In Toronto, which has one of the most heavily used public transit systems in the country, ridership in suburban and outlying areas has increased, said TTC spokeswoman Marilyn Bolton.

“Many years ago, Mississauga and Scarborough were considered suburbs. Now they're part of the city,” she said.

Overall public transit use in Canada have remained constant, however, since urbanites are increasingly forgoing cars in favour transit, the report said.

Vancouver's public transit system is one of the most widely dispersed, covering approximately 2,800 square kilometres, said Ken Hardie, spokesman for TransLink, the Greater Vancouver Transportation Authority.
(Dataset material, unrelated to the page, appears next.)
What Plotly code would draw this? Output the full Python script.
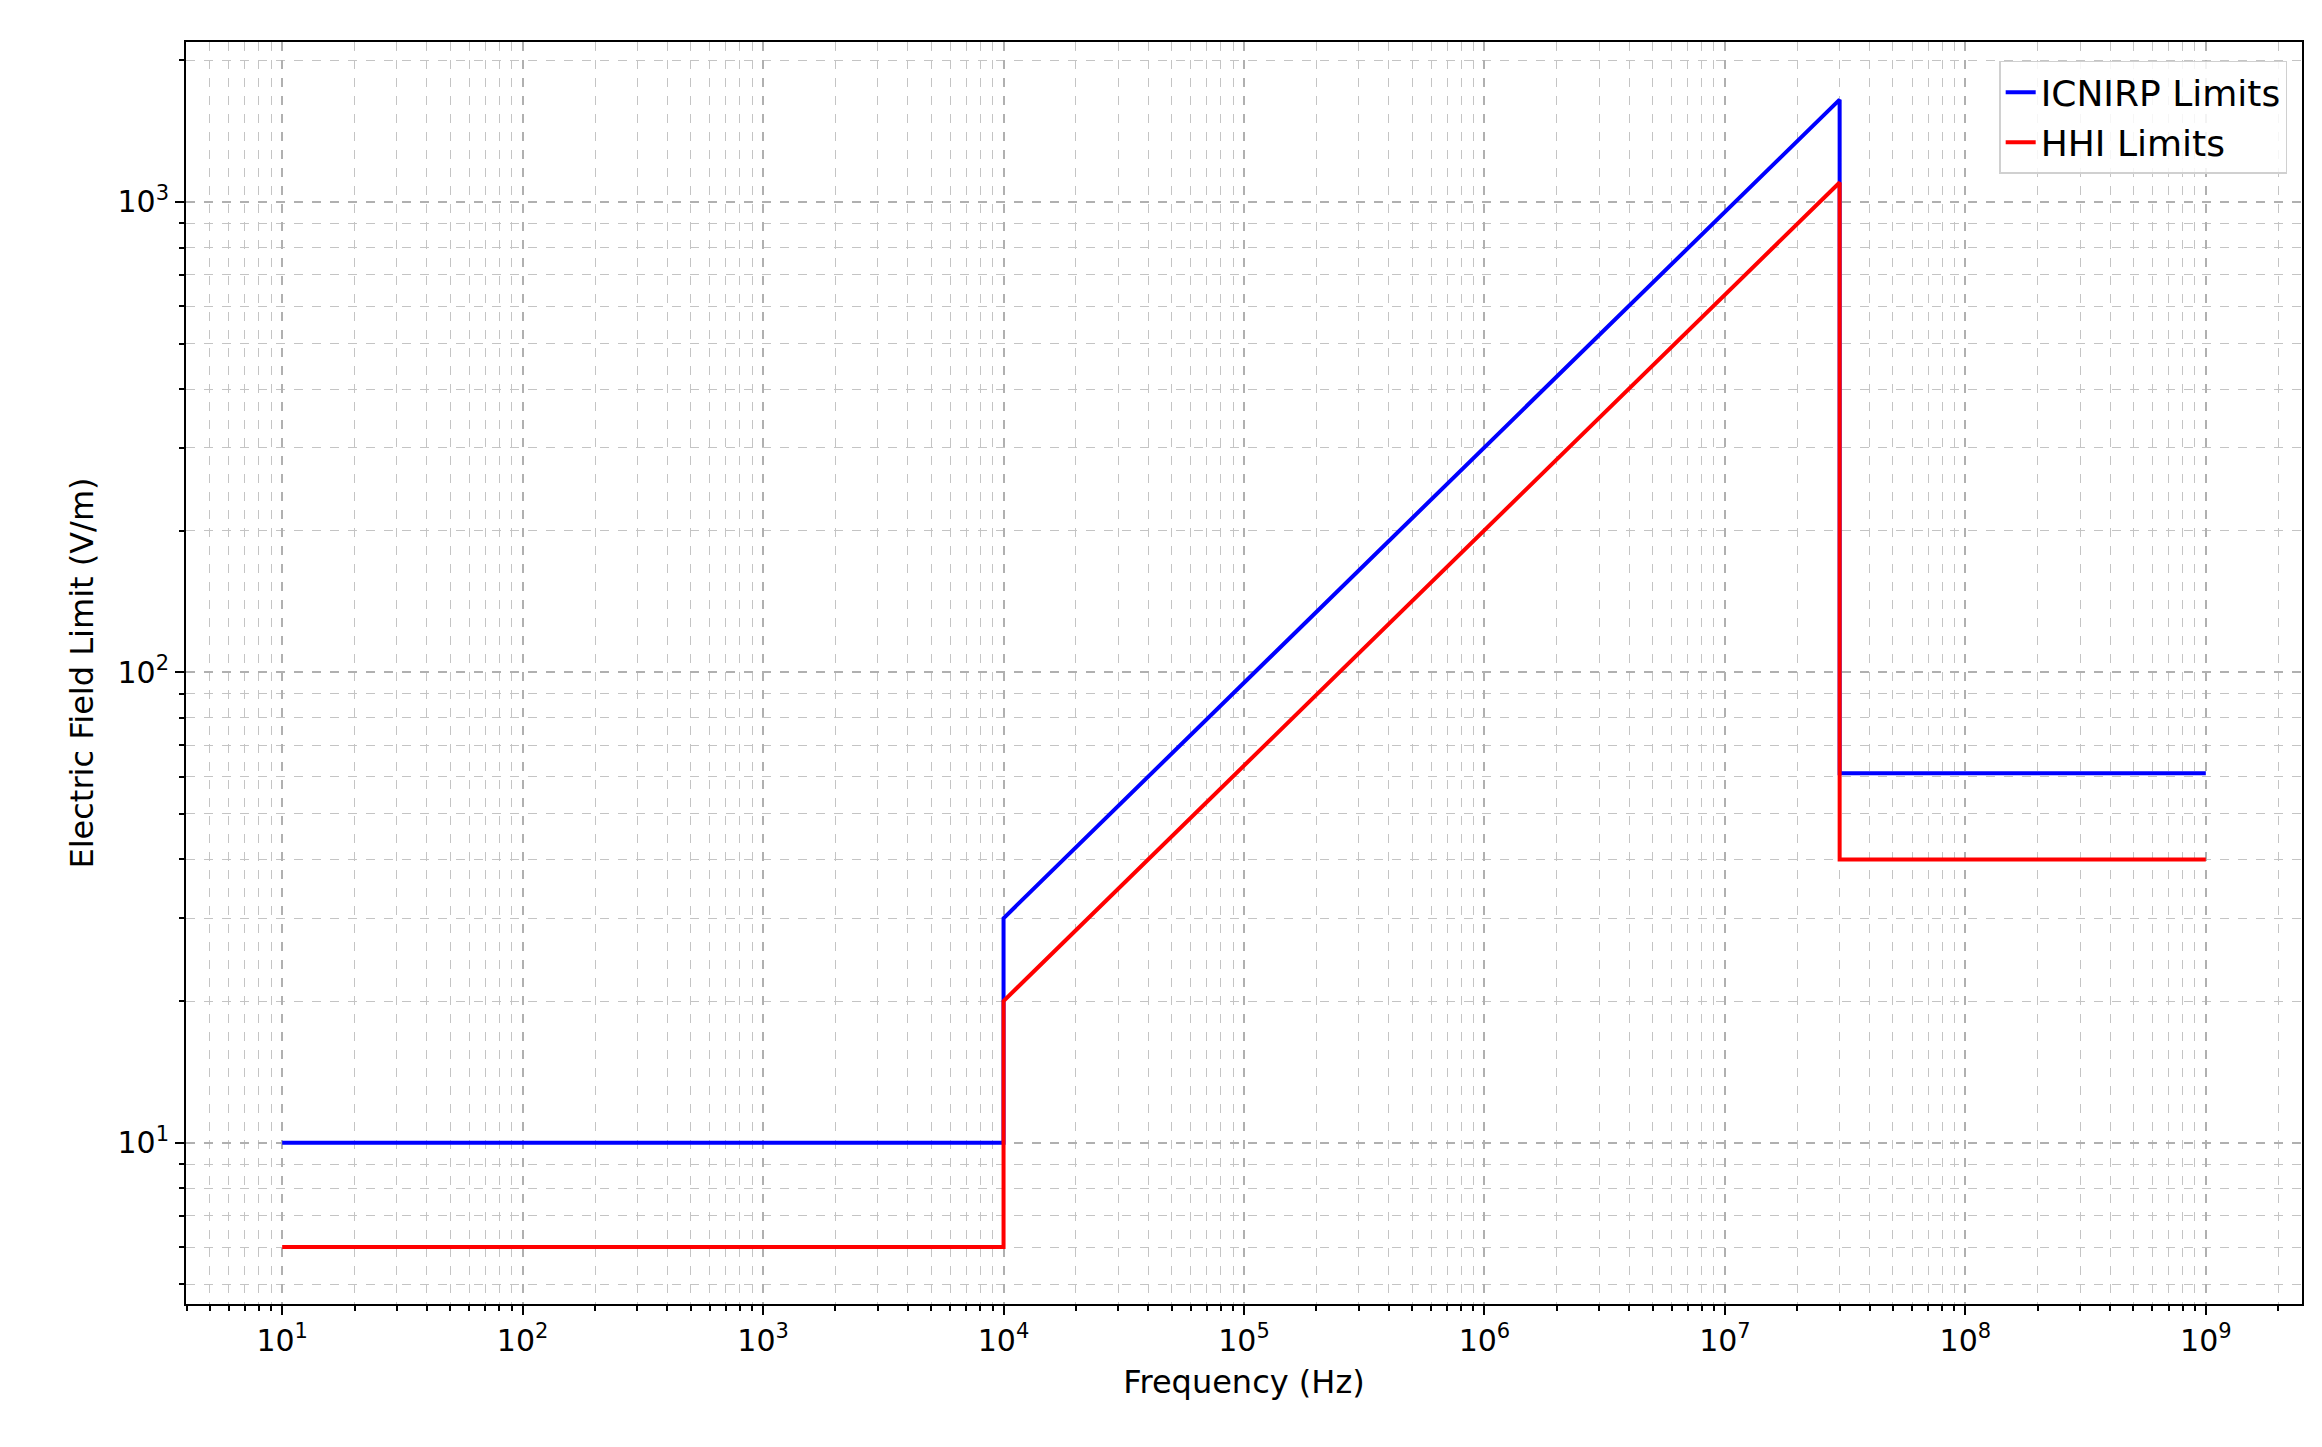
import plotly.graph_objects as go

# frequencies (Hz) and limits (V/m)
icnirp_freq = [10, 1e4, 1e4, 3e7, 3e7, 1e9]
icnirp_e = [10, 10, 30, 1650, 61, 61]
hhi_freq = [10, 1e4, 1e4, 3e7, 3e7, 1e9]
hhi_e = [6, 6, 20, 1100, 40, 40]

x_ticks = [10 ** k for k in range(1, 10)]
x_labels = [f"10<sup>{k}</sup>" for k in range(1, 10)]
y_ticks = [10, 100, 1000]
y_labels = ["10<sup>1</sup>", "10<sup>2</sup>", "10<sup>3</sup>"]

# minor grid positions: 2..9 times each decade
x_minor = [m * 10 ** k for k in range(0, 10) for m in range(2, 10)]
y_minor = [m * 10 ** k for k in range(0, 4) for m in range(2, 10)]

fig = go.Figure()
fig.add_trace(go.Scatter(x=icnirp_freq, y=icnirp_e, mode='lines', name='ICNIRP Limits',
                         line=dict(color='#0000ff', width=4)))
fig.add_trace(go.Scatter(x=hhi_freq, y=hhi_e, mode='lines', name='HHI Limits',
                         line=dict(color='#ff0000', width=4)))

axis_common = dict(
    type='log', showline=True, linecolor='black', linewidth=2, mirror=True,
    ticks='outside', ticklen=9, tickwidth=1.5, tickcolor='black',
    showgrid=True, gridcolor='#b0b0b0', griddash='dash', gridwidth=1.5,
    zeroline=False, tickfont=dict(size=30, color='black'),
)

fig.update_layout(
    width=2322, height=1447,
    paper_bgcolor='white', plot_bgcolor='white',
    font=dict(family='DejaVu Sans', color='black'),
    margin=dict(l=178, r=28, t=34, b=151),
    xaxis=dict(axis_common, range=[0.6, 9.4], tickvals=x_ticks, ticktext=x_labels,
               minor=dict(tickvals=x_minor, ticks='outside', ticklen=5, tickcolor='black',
                          showgrid=True, gridcolor='#c4c4c4', griddash='dash', gridwidth=1.2),
               title=dict(text='Frequency (Hz)', font=dict(size=32), standoff=14)),
    yaxis=dict(axis_common, range=[0.657, 3.34], tickvals=y_ticks, ticktext=y_labels,
               minor=dict(tickvals=y_minor, ticks='outside', ticklen=5, tickcolor='black',
                          showgrid=True, gridcolor='#c4c4c4', griddash='dash', gridwidth=1.2),
               title=dict(text='Electric Field Limit (V/m)', font=dict(size=32), standoff=14)),
    legend=dict(x=0.993, y=0.985, xanchor='right', yanchor='top',
                bgcolor='rgba(255,255,255,0.85)', bordercolor='#d0d0d0', borderwidth=1.5,
                font=dict(size=36)),
)

fig.write_html("out.html")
Buses and SkyTrains take commuters to a handful of major centres, instead of one central core, making frequent service difficult.

“The ideal situation is having people live close to where they work,” he said. “But at the end of the day, that's a personal choice.”

The report focused on 27 cities, particularly the eight largest: Quebec, Montreal, Ottawa-Hull, Toronto, Winnipeg, Calgary, Edmonton and Vancouver.

Commuting by the numbers

The increase in the number of commuters by distance of job from city centre, 1996 to 2001.


< 5 km 5 to 10 km 10 to 15 km 15 to 20 km 20 to 25 km >25
Quebec -2,200 9,100 3,400 1,500 -100 1,400
Montreal 31,900 17,500 21,200 23,400 14,900 25,500
Ottawa-Hull 11,900 17,700 5,900 15,300 11,600 1,300
Toronto 72,700 10,300 9,200 9,400 92,300 116,000
Winnipeg -3,300 15,700 2,700 1,600 1,500 500
Calgary 29,700 15,200 29,000 2,200 2,400 3,900
Edmonton 4,200 18,800 16,200 6,900 -300 9,800
Vancouver 4,800 14,200 13,100 2,300 26,900 12,300

addisonwesley
September 11th, 2005, 10:42 PM
Aha - 116,000? Woah..

samsonyuen
September 11th, 2005, 11:13 PM
Calgary's looking pretty good right now for curbing sprawl.